# epiphyllum?



## Guest (Jan 19, 2006)

i don't see anybody on here using/discussing/swapping "tropical cactus" on here, is it because they don't culture well in vivariums? i have several, is why i ask, and i was thinking about putting a piece in...


----------



## Ryan (Feb 18, 2004)

I know some people use rhipsalis(spelling wrong...i know) in their vivs, I never heard of epiphyllum, I say give it a try.


----------



## elmoisfive (Dec 31, 2004)

I have a tropical cactus in one of my vivs that is doing pretty well. I think the key is to mount them in a place that is well drained so that the roots don't stay wet all the time.

As was posted, give it a try.

Good luck.

Bill


----------



## Grassypeak (Jun 14, 2005)

I’ve seen Zygocactus grow and bloom in a cup of water on the window sill. I don’t think that they are prone to rotting. Eppis grow a bit large for the average viv, but I would think that they should do fine.


----------



## Guest (Jan 20, 2006)

*sweet... all i can do is kill a cut right?*

cool cool, i'll try it... i figured i can give it a bad haircut when/if it gets too big, they're pretty forgiving of the knife... thanks all...


----------



## Guest (Jan 20, 2006)

Grassypeak said:


> I’ve seen Zygocactus grow and bloom in a cup of water on the window sill. I don’t think that they are prone to rotting. Eppis grow a bit large for the average viv, but I would think that they should do fine.

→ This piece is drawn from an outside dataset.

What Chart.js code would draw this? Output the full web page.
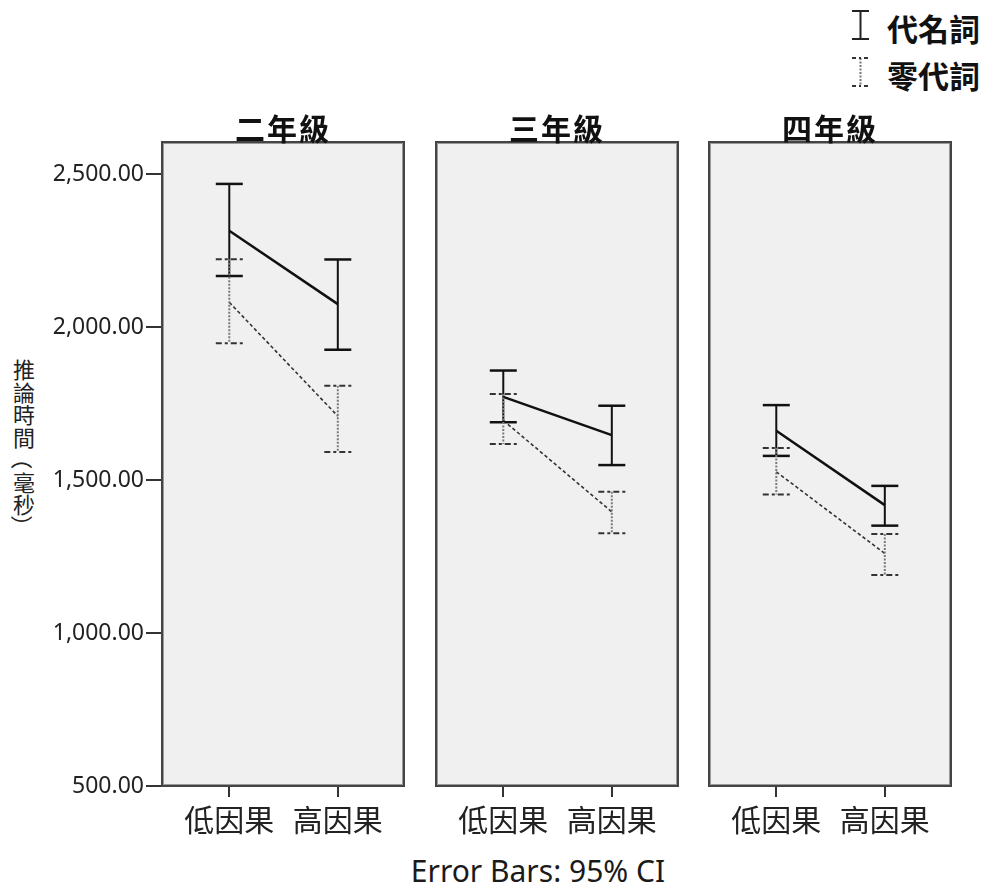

Actually epiphytic cacti are extremely prone to rotting if kept too moist.
That said, given adquate air movement they are extremely hardy.
I wouldnt suggest them in a viv that didnt contain some active not passive air movement.

Matt


----------



## Guest (Jan 20, 2006)

*it's true...*

in the "dead" spaces of the shop w/out airflow, i have one, and it does rot if i don't let it dry in between...the ones under the fans do fine...i've got a 4" fan for the enclosure exhaust but no intake below... i think i'll just try and see what happens...


----------



## Guest (Jun 14, 2006)

you guys have any pics of what tropical cactus' look like?


----------



## Frogtofall (Feb 16, 2006)

http://www.frogbroms.com/pseudorhipsali ... ttings.htm

This is a Pseudorhipsalis species that looks awesome.


----------



## Guest (Jun 15, 2006)

hmm... any actual "cactus" looking cactus'?


----------



## Frogtofall (Feb 16, 2006)

:lol:


----------



## rattler_mt (Apr 15, 2005)

speaking from much experiance with plants, their is a HUGE difference between growing a plant in pure water than growing the same plant in a saturated mixture, the difference is oxygen, there is much more oxygen in just plain water than in a saturated soil mix. 

tropical cacti can be grown in pure water, atleast for awhile with most species, however im not aware of any that do well in a constantly saturated soil mix.


----------



## Grassypeak (Jun 14, 2005)

Yes, I agree that placing a Zygocactus in mud would not work, but I recently pulled one out of a viv with a PrimeAgra (similar to regular LECA but wicks water much better) layer covered in leaf litter. The plant seemed to be doing fine without any rot. It also had lots of aerial roots. It was in that viv for a few months.


----------



## Dendrobait (May 29, 2005)

Of the actualy plants in the genus Epiphyllum are their any that stay small enough to bloom in vivs(or any cactus with big bold flowers like those?) ? I've seen a few like E. oxypetalum and they get big!


----------



## Grassypeak (Jun 14, 2005)

Zygos are a better bet for viv sized plants. Unless you have one big viv!


----------



## Guest (Jun 16, 2006)

are there any "Cactus" looking cactus' for vivs or no?


----------



## Frogtofall (Feb 16, 2006)

As far as I know, not rainforest type ones. Desert ones yes.


----------



## Dendrobait (May 29, 2005)

Hmmm...Epiphyllum anguliger(one of the rick-rack cactus) seems to stay relatively small...10-26 inches according to one website seems workable in a large viv.


----------



## Guest (Jun 25, 2006)

Epiphyllum anguliger - i looked that up and only came up with a bunch of white looking lotus type flowers.

are you sure thats the right name for the cactus you can put in a viv with PDF?


----------



## Grassypeak (Jun 14, 2005)

Big white flowers, zig zag looking leaves (,Which are actually flattened branches) that’s Epiphyllum anguliger. If you do a google image search on Epiphyllum anguliger, you will see both pictures of the flowers and the plant. It probably gets too big for most vivs but it’s a great looking plant.


----------